YOUR TASK: Under this line sits a listing. Repeat exactly and only its lines from the one holding "Convert this chart" through the one holding "LABEL_SIZE = 15.3"; skip pictures.

######

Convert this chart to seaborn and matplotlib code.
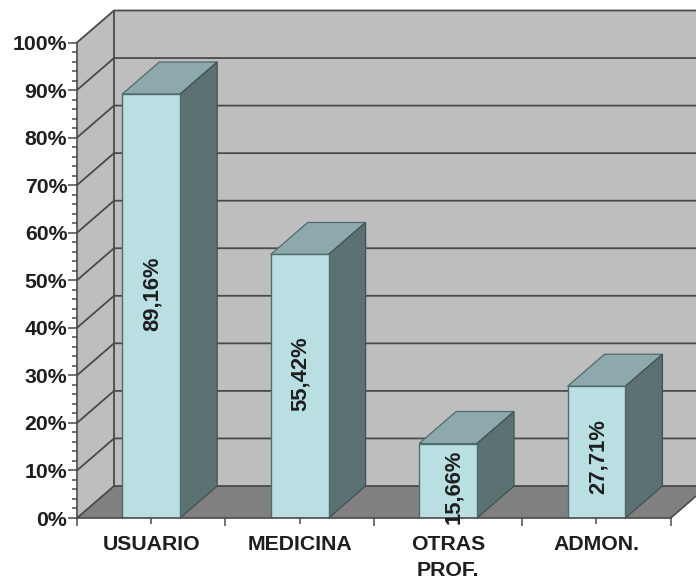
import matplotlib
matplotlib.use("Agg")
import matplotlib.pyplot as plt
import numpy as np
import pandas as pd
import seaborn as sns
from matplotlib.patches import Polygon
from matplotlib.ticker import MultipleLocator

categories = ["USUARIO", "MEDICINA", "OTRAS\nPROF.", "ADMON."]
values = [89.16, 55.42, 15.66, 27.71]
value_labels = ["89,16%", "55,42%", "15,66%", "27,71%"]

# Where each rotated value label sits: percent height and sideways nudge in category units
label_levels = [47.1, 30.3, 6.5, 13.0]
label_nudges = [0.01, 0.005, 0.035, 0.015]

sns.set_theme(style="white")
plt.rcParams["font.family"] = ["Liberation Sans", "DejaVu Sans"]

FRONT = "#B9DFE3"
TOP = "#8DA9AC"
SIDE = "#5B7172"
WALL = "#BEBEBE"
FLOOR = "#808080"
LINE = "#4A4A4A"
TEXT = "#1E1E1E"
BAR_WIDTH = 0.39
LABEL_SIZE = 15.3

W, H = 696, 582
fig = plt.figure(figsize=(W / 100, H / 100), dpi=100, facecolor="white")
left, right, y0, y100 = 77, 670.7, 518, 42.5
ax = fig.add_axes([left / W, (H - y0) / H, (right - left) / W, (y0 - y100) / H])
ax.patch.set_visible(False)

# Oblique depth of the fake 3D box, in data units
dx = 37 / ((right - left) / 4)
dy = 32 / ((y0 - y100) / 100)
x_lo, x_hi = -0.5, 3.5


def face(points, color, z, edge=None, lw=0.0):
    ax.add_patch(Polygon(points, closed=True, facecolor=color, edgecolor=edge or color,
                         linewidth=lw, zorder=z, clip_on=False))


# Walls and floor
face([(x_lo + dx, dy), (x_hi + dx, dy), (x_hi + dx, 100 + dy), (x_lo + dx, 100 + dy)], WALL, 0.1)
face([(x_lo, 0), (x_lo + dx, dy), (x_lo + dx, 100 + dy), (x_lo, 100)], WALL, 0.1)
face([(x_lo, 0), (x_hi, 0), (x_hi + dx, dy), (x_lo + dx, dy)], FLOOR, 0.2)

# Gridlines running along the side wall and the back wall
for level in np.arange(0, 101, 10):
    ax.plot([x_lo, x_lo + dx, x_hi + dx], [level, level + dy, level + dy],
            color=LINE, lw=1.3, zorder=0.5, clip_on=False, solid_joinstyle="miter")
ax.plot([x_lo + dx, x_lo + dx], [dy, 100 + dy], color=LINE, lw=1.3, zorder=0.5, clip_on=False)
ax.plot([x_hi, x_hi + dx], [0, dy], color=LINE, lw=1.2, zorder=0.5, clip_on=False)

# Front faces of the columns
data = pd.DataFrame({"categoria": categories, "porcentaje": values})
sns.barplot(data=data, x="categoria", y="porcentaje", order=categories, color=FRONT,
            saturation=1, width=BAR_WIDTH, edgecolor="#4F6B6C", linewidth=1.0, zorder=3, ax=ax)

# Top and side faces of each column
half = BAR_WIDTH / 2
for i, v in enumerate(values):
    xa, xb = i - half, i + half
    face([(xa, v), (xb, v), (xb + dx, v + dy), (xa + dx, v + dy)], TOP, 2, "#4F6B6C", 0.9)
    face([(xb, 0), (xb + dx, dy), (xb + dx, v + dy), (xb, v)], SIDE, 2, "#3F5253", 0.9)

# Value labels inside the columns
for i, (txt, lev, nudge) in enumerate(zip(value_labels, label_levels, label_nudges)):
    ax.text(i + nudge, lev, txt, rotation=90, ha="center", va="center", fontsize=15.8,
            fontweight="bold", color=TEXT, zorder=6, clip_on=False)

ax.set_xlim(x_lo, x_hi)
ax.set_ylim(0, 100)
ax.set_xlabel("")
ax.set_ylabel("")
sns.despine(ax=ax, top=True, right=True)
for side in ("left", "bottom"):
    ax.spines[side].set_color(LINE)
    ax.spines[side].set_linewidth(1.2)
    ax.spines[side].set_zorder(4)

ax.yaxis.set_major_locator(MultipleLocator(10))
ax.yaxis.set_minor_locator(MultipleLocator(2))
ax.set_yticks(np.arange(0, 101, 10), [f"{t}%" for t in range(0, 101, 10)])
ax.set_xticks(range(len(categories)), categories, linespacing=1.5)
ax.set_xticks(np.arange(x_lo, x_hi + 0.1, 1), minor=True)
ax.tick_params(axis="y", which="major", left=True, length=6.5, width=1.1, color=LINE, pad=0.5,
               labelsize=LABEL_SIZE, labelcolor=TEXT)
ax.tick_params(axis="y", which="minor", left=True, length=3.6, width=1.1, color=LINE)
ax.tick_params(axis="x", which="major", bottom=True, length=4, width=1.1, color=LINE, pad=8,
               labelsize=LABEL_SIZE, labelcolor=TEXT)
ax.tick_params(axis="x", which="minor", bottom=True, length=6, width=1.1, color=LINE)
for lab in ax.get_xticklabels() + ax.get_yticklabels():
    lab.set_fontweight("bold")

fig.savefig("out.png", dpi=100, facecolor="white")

######

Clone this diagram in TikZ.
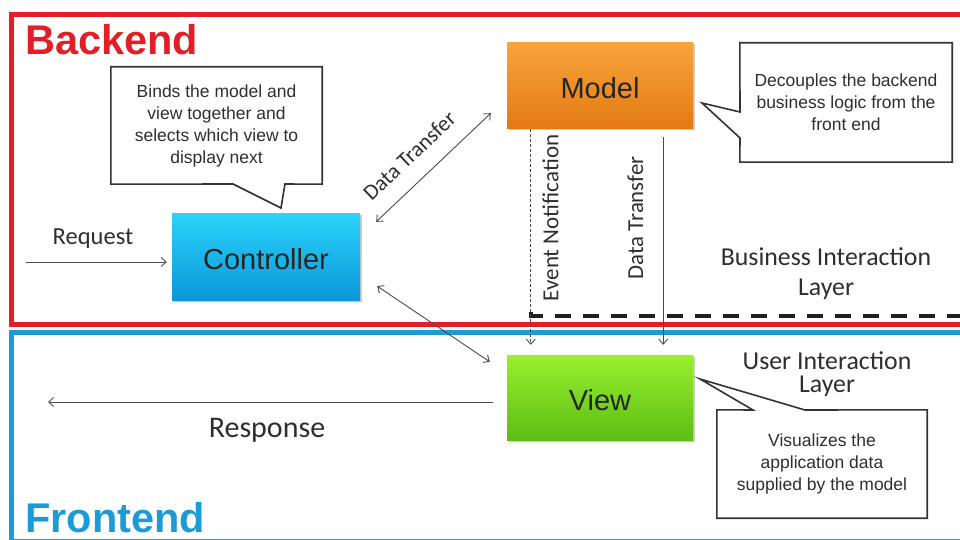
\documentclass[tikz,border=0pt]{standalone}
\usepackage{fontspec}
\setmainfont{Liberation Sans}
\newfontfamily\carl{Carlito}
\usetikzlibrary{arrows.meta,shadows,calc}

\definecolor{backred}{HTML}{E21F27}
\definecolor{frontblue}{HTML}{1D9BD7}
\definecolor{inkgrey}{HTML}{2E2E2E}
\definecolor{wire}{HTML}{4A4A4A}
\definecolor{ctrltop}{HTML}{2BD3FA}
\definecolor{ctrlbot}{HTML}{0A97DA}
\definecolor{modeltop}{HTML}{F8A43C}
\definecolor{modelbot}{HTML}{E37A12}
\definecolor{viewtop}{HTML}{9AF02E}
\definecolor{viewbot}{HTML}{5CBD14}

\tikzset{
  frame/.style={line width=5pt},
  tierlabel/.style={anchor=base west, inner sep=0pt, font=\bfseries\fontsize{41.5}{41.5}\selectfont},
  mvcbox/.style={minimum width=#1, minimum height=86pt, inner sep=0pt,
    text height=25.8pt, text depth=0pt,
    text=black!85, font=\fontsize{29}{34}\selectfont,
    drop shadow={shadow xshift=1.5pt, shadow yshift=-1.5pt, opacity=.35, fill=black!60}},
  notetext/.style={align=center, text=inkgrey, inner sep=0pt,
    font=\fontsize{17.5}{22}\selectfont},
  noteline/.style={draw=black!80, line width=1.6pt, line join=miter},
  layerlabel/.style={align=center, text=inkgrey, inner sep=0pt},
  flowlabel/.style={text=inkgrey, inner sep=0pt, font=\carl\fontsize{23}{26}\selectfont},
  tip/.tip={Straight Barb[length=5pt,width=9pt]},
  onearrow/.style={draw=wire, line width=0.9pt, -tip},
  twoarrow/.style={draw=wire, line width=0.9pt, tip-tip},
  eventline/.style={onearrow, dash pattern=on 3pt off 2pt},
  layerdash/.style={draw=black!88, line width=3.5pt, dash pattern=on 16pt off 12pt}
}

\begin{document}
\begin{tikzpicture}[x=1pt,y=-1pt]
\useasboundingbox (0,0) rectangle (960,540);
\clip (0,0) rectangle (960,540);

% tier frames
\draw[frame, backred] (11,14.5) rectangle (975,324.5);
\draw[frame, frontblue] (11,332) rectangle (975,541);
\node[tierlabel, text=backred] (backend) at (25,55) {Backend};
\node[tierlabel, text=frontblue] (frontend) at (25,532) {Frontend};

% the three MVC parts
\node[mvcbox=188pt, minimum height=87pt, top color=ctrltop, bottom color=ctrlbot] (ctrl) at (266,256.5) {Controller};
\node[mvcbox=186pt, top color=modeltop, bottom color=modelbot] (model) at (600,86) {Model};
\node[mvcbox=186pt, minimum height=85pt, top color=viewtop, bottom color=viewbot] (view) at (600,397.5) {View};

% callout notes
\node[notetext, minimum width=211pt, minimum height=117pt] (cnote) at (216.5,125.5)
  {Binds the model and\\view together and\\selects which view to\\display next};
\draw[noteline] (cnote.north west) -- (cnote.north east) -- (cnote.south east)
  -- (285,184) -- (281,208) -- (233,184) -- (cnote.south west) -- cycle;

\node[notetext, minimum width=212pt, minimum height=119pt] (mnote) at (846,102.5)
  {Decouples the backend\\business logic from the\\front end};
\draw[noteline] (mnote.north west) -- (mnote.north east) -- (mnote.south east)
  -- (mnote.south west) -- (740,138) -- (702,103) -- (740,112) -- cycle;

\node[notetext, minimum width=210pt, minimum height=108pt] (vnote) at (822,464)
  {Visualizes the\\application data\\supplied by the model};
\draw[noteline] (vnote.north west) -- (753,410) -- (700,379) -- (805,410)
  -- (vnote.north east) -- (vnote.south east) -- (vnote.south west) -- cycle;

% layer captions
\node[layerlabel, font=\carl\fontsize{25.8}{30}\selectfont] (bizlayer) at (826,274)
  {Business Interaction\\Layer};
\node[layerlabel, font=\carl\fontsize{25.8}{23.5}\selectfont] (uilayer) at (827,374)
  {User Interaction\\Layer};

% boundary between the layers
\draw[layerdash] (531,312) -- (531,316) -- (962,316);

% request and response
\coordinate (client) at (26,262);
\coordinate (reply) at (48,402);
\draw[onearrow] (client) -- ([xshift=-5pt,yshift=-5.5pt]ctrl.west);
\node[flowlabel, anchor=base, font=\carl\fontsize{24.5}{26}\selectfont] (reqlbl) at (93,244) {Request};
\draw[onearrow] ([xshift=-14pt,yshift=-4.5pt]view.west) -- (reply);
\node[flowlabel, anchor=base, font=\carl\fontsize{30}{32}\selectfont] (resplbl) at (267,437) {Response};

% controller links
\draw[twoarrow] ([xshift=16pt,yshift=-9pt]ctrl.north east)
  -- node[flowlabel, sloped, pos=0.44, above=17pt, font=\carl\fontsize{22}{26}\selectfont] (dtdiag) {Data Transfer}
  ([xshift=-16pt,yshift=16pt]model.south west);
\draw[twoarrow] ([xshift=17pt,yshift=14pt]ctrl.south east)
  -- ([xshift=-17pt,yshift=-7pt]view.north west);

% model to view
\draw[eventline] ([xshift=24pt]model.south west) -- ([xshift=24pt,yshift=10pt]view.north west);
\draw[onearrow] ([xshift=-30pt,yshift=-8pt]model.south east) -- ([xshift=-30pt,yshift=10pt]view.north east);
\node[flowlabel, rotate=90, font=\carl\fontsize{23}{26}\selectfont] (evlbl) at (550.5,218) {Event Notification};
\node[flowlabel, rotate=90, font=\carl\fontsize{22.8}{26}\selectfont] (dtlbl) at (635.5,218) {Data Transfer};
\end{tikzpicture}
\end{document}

######

FINISHED ANSWER:
Convert this chart to seaborn and matplotlib code.
import matplotlib
matplotlib.use("Agg")
import matplotlib.pyplot as plt
import numpy as np
import pandas as pd
import seaborn as sns
from matplotlib.patches import Polygon
from matplotlib.ticker import MultipleLocator

categories = ["USUARIO", "MEDICINA", "OTRAS\nPROF.", "ADMON."]
values = [89.16, 55.42, 15.66, 27.71]
value_labels = ["89,16%", "55,42%", "15,66%", "27,71%"]

# Where each rotated value label sits: percent height and sideways nudge in category units
label_levels = [47.1, 30.3, 6.5, 13.0]
label_nudges = [0.01, 0.005, 0.035, 0.015]

sns.set_theme(style="white")
plt.rcParams["font.family"] = ["Liberation Sans", "DejaVu Sans"]

FRONT = "#B9DFE3"
TOP = "#8DA9AC"
SIDE = "#5B7172"
WALL = "#BEBEBE"
FLOOR = "#808080"
LINE = "#4A4A4A"
TEXT = "#1E1E1E"
BAR_WIDTH = 0.39
LABEL_SIZE = 15.3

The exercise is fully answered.